Madame Bonpoint réprimandait Myrtha. Selon elle, si cette enfant de 6 ans ne savait pas écrire son prénom correctement, elle finirait sous les ponts, tout comme le petit Théodore qui ne mouftait plus depuis un moment, tourné face à un coin de la salle de classe. Avec madame Bonpoint, les salles disposaient rarement d’assez de coins, surtout lorsque Maryline s’absentait quelque peu pour aller chez le médecin ou faire du ménage dans l’école. Le ménage, elle en avait « rien à secouer », d’où sa décision de rendre visite au docteur à cet horaire là.

Lorsque Maryline retourna sur son lieu de travail, elle entendit les cris stridents de la maîtresse jusque dans le couloir.

« Je demande le silence ! Allez, vous avez gagné ! Pas de récréation ! Sileeence ! »

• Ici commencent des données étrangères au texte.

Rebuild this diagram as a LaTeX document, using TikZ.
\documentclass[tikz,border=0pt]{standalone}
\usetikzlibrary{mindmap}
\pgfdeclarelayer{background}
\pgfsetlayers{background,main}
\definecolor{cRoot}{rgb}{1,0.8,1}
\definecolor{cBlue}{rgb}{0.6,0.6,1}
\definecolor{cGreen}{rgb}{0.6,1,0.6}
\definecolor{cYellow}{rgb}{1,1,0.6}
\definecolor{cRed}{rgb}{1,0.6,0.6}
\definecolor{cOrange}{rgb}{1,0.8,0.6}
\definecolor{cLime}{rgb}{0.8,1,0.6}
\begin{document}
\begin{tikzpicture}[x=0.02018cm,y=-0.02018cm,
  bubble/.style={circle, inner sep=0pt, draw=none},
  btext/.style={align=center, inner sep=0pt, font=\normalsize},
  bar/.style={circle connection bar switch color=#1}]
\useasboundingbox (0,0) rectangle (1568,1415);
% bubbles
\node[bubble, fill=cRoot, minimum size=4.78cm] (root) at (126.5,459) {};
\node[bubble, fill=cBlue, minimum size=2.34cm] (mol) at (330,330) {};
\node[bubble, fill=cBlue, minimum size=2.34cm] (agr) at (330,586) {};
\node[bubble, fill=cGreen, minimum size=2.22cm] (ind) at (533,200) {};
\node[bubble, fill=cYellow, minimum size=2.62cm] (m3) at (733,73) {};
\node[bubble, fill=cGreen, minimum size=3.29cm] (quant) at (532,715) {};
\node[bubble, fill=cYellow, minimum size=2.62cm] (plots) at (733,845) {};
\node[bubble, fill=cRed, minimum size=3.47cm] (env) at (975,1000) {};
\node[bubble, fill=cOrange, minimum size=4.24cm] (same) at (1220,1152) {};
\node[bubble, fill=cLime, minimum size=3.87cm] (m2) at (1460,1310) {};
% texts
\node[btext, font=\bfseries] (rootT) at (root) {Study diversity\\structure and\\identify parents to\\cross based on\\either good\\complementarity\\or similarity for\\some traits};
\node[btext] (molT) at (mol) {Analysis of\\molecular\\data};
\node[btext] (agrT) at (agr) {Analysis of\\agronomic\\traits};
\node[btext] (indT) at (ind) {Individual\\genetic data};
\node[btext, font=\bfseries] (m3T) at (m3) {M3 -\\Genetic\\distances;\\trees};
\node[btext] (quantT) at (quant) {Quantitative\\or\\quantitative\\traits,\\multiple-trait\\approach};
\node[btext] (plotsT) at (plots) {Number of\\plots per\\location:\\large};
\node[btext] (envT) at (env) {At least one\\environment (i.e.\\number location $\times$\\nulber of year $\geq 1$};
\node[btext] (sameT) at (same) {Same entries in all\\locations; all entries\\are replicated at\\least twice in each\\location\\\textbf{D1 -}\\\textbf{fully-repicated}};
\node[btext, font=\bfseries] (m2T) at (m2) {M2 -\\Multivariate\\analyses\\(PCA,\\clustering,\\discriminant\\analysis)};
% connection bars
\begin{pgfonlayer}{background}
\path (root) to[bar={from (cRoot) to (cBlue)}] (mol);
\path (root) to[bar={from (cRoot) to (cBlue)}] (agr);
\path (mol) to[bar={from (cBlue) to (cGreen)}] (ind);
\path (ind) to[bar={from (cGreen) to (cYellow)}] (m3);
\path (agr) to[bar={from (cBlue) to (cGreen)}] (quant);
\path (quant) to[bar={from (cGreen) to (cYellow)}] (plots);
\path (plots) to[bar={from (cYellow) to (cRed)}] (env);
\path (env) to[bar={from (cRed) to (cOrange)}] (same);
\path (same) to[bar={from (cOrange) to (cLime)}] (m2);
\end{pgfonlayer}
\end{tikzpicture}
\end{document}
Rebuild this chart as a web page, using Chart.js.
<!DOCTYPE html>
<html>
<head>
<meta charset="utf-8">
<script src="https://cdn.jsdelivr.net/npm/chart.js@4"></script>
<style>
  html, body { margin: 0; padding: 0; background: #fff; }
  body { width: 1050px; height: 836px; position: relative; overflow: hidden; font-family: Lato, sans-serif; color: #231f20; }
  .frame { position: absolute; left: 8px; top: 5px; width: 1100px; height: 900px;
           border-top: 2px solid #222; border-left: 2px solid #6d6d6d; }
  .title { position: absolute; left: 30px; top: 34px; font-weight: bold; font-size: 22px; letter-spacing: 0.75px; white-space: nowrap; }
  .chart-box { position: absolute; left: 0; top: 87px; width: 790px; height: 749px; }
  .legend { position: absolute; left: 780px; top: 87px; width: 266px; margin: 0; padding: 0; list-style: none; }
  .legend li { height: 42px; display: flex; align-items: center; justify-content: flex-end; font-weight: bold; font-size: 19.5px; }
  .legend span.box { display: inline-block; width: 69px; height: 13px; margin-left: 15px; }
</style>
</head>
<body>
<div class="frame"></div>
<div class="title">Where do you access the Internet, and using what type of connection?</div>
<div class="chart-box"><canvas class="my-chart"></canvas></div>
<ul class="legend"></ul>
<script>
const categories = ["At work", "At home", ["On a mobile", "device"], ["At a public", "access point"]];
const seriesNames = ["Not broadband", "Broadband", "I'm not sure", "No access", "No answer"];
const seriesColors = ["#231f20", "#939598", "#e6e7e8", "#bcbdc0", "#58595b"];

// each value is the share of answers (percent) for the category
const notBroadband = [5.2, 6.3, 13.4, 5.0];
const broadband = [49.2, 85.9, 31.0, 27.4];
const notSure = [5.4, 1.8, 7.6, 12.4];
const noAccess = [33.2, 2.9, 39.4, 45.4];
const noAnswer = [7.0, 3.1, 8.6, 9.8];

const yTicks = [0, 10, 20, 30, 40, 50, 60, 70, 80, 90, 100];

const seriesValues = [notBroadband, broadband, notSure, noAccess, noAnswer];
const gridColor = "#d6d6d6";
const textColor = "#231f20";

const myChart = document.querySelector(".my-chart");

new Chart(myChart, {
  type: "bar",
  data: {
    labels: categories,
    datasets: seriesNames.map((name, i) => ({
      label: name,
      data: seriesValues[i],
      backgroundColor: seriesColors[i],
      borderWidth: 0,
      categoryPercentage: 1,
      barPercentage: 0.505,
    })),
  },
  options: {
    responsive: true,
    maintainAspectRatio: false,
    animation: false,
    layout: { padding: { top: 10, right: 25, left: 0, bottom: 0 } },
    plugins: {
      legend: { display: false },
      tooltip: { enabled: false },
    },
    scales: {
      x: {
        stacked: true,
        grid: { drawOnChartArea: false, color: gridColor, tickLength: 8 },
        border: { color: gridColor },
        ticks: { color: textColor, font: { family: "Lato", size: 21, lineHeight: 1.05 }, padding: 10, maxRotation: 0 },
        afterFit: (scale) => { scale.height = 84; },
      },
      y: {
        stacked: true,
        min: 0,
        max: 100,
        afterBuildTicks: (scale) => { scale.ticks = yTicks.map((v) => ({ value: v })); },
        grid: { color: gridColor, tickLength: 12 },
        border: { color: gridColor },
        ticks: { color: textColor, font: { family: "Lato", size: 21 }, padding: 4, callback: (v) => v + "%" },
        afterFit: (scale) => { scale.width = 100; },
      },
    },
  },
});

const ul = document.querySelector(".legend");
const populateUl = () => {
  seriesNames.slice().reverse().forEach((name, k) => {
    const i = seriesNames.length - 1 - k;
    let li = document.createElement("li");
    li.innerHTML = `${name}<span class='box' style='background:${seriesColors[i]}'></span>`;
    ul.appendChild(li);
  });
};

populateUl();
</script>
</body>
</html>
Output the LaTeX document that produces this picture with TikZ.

Maryline hâta le pas. Elle ne frappa pas à la porte, elle la défonça. Une fois là, elle fit un petit sourire aux enfants qui en disait long sur toute la bienveillance qu’elle leur portait. L’enseignante, outrée à outrance, se trouvait au fond de la salle. Elle alla à la rencontre de cette perturbatrice qu’elle aurait bien renvoyée si elle le pouvait. Mais cette responsabilité revenait au directeur de l’établissement qui semblait ne se soucier d’absolument rien. Maryline s’avança vers le bureau et passa discrètement son poignet dans le sac de son ennemie pour lui subtiliser son jeu de clefs. Elle s’en alla alors aussi vite que possible.

Dehors stationnait l’automobile de madame Bonpoint; une Pontiac Firebird rouge de 1968. Maryline sauta dedans et démarra lorsque sa propriétaire comprit que, propriétaire de la décapotable, elle ne l’était plus. Les pneus crissèrent. Maryline roulait à fond la caisse. Les yeux humides – facteur du vent et de sa liberté –, elle honorait le bitume du village. Ses longs cheveux noirs pogotaient en transe sur le dancefloor qu’était son visage. Rien ne pouvait l’arrêter à part, peut-être, cette marche en ciment où, l’heure passait, elle était morte.